▸ INFORMATION GIVEN
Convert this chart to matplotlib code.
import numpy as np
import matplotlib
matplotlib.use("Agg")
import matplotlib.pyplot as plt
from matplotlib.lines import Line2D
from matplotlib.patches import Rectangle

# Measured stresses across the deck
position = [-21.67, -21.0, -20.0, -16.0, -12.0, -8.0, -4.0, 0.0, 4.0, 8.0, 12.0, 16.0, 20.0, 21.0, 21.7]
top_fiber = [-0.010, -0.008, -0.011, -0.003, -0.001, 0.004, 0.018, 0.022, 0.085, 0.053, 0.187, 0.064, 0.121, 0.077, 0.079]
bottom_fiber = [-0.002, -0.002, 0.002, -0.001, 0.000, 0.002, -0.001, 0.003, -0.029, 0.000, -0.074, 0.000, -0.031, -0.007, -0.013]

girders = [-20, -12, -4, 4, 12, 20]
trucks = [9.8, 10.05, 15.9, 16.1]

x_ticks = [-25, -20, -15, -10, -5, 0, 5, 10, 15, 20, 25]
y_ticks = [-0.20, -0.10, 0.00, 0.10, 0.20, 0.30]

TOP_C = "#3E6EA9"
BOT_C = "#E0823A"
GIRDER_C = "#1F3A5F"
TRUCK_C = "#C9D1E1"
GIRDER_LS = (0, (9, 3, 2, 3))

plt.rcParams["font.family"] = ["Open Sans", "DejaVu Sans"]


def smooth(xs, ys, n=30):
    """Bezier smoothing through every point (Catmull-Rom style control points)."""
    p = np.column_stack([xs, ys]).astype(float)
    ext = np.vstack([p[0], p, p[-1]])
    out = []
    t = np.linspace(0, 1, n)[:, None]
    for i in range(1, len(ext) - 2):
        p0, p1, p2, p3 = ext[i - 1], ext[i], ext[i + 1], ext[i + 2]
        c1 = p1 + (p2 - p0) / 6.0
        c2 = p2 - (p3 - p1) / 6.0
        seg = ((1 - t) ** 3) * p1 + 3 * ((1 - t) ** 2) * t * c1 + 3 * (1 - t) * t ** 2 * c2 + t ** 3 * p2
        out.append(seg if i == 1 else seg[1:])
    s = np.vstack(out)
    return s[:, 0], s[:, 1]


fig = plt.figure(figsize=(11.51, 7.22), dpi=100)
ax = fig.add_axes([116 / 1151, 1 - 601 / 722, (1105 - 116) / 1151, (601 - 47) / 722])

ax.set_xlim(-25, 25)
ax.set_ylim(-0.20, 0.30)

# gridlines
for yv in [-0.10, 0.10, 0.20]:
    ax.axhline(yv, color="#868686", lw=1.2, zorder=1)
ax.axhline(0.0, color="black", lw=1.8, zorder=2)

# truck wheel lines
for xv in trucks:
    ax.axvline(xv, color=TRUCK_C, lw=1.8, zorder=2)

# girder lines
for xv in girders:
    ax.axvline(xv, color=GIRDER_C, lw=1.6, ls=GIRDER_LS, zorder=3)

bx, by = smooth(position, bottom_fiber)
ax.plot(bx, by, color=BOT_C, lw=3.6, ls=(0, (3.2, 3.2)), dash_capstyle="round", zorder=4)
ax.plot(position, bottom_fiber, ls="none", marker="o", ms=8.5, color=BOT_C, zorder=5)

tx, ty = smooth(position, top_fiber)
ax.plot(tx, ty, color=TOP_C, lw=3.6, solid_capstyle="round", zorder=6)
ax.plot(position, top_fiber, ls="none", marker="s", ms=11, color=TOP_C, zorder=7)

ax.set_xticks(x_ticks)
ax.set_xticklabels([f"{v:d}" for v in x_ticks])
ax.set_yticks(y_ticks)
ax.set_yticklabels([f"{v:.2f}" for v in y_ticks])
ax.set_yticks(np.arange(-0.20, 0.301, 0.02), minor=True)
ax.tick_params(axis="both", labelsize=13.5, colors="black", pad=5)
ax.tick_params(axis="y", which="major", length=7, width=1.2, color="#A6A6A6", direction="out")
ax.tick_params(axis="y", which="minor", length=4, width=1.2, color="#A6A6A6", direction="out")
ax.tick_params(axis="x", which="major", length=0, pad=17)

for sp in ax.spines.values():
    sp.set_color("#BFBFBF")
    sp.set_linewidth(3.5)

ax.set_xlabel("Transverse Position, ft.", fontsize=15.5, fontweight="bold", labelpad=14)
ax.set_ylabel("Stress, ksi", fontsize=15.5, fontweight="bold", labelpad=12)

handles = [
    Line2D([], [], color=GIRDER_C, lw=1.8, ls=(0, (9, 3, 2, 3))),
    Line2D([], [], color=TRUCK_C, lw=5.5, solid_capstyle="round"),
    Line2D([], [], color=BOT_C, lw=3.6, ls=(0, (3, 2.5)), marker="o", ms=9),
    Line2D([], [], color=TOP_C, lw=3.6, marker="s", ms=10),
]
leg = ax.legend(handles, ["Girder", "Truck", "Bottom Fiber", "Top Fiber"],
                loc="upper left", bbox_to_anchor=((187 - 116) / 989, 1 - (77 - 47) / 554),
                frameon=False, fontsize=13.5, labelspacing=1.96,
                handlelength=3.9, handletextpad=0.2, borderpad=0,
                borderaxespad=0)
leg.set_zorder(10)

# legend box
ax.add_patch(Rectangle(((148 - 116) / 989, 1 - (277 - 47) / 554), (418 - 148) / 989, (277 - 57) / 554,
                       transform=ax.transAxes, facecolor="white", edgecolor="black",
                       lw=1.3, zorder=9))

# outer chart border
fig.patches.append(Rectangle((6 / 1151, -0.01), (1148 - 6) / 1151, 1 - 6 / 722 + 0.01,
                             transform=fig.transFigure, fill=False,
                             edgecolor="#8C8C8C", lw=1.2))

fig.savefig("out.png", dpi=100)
---
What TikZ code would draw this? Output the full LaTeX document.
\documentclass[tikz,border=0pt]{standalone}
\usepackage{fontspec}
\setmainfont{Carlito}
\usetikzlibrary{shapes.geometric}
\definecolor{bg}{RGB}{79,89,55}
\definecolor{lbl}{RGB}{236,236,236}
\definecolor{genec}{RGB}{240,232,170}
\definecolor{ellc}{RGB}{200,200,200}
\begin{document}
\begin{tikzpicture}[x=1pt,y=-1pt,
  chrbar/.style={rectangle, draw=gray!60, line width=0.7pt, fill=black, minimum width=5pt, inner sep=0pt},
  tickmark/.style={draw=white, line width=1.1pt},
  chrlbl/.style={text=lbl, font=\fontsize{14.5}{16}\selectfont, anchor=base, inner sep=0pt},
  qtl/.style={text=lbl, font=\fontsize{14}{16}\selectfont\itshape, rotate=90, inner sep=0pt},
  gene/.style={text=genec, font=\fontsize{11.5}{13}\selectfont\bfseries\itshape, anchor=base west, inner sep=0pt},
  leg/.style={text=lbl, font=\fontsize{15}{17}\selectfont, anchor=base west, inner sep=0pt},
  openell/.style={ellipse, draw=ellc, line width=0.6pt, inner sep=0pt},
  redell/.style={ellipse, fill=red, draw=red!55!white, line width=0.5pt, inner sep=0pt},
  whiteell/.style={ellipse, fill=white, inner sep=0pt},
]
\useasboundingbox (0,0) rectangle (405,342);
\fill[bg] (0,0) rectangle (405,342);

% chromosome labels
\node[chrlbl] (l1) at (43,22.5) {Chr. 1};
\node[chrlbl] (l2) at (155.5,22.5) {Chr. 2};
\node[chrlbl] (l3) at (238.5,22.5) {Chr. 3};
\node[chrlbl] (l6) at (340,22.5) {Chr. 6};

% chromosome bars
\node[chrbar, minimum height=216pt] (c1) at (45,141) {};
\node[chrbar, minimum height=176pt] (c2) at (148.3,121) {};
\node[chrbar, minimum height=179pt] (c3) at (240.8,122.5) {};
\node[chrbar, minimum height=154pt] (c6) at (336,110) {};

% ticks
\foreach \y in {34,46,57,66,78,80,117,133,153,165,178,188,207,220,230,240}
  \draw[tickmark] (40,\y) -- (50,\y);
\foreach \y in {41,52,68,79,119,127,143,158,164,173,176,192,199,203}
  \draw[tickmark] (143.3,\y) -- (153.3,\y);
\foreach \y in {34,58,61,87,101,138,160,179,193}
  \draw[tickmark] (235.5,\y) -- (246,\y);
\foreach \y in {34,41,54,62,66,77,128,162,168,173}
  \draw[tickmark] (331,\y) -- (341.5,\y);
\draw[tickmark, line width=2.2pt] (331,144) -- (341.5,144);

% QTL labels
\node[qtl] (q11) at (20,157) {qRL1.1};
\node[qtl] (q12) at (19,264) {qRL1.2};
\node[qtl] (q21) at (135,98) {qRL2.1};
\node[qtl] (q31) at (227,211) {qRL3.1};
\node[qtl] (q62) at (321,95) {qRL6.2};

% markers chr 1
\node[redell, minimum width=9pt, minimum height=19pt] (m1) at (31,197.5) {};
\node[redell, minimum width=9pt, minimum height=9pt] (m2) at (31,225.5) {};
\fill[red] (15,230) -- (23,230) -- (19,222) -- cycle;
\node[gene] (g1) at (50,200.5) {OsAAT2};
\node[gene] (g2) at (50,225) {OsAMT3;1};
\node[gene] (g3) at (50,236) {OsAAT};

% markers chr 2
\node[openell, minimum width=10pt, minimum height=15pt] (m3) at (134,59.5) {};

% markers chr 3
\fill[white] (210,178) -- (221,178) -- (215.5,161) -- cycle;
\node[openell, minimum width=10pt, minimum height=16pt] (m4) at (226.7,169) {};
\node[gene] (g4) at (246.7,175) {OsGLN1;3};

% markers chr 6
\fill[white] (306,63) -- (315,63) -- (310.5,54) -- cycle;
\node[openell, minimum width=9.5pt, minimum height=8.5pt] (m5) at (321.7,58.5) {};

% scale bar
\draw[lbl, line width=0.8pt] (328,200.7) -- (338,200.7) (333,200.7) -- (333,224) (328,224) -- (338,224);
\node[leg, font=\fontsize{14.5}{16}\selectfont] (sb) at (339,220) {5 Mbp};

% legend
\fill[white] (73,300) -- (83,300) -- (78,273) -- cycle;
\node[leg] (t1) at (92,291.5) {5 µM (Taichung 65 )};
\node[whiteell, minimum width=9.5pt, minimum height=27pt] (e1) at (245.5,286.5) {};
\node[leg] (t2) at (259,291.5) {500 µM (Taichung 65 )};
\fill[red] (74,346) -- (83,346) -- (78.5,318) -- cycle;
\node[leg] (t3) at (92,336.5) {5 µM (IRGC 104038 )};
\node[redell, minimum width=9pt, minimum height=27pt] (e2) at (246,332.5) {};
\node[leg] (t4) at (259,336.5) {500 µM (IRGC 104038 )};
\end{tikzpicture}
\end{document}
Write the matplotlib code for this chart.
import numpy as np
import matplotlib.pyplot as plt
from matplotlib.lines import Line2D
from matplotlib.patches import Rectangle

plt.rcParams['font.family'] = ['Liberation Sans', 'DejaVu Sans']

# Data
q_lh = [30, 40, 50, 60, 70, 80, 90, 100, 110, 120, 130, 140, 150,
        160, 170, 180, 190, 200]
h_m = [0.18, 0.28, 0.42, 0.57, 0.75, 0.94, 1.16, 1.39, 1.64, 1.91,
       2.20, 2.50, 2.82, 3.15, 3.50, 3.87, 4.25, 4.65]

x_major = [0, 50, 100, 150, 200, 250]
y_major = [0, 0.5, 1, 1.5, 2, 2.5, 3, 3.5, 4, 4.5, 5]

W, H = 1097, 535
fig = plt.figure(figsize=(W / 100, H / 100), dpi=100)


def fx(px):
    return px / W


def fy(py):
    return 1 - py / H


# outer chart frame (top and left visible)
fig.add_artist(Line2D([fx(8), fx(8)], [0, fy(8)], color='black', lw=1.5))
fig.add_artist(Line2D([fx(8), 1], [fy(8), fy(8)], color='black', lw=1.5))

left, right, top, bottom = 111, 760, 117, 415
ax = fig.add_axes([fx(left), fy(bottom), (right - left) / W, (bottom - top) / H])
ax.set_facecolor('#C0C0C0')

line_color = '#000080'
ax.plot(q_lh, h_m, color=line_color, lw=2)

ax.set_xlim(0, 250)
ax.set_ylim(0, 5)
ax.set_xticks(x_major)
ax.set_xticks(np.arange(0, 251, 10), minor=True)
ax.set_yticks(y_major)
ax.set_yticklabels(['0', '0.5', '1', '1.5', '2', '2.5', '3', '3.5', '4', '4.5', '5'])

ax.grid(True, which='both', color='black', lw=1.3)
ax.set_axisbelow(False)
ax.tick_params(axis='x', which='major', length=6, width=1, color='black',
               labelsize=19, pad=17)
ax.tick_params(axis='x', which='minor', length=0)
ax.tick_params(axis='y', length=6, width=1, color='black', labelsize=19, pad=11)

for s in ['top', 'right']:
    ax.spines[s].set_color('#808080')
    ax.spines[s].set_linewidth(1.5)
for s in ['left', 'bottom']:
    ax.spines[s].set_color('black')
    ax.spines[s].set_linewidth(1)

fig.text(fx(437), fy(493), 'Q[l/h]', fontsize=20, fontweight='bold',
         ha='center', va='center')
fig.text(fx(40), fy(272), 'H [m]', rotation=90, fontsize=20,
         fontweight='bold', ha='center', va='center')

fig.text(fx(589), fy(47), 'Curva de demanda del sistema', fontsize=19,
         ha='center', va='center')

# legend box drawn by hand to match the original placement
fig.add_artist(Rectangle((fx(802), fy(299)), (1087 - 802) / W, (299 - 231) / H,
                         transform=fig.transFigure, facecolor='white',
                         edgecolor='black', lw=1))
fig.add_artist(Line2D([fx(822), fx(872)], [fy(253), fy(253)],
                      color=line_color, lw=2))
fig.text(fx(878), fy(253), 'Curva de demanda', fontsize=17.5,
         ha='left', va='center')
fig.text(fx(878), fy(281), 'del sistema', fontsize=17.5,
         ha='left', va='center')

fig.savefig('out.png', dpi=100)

▸ TO BE DONE
Emit only the lines from the one containing "What TikZ code" through the one containing "minimum height=154pt] (c6)", copied exactly.

▸ WRITTEN RESPONSE
What TikZ code would draw this? Output the full LaTeX document.
\documentclass[tikz,border=0pt]{standalone}
\usepackage{fontspec}
\setmainfont{Carlito}
\usetikzlibrary{shapes.geometric}
\definecolor{bg}{RGB}{79,89,55}
\definecolor{lbl}{RGB}{236,236,236}
\definecolor{genec}{RGB}{240,232,170}
\definecolor{ellc}{RGB}{200,200,200}
\begin{document}
\begin{tikzpicture}[x=1pt,y=-1pt,
  chrbar/.style={rectangle, draw=gray!60, line width=0.7pt, fill=black, minimum width=5pt, inner sep=0pt},
  tickmark/.style={draw=white, line width=1.1pt},
  chrlbl/.style={text=lbl, font=\fontsize{14.5}{16}\selectfont, anchor=base, inner sep=0pt},
  qtl/.style={text=lbl, font=\fontsize{14}{16}\selectfont\itshape, rotate=90, inner sep=0pt},
  gene/.style={text=genec, font=\fontsize{11.5}{13}\selectfont\bfseries\itshape, anchor=base west, inner sep=0pt},
  leg/.style={text=lbl, font=\fontsize{15}{17}\selectfont, anchor=base west, inner sep=0pt},
  openell/.style={ellipse, draw=ellc, line width=0.6pt, inner sep=0pt},
  redell/.style={ellipse, fill=red, draw=red!55!white, line width=0.5pt, inner sep=0pt},
  whiteell/.style={ellipse, fill=white, inner sep=0pt},
]
\useasboundingbox (0,0) rectangle (405,342);
\fill[bg] (0,0) rectangle (405,342);

% chromosome labels
\node[chrlbl] (l1) at (43,22.5) {Chr. 1};
\node[chrlbl] (l2) at (155.5,22.5) {Chr. 2};
\node[chrlbl] (l3) at (238.5,22.5) {Chr. 3};
\node[chrlbl] (l6) at (340,22.5) {Chr. 6};

% chromosome bars
\node[chrbar, minimum height=216pt] (c1) at (45,141) {};
\node[chrbar, minimum height=176pt] (c2) at (148.3,121) {};
\node[chrbar, minimum height=179pt] (c3) at (240.8,122.5) {};
\node[chrbar, minimum height=154pt] (c6) at (336,110) {};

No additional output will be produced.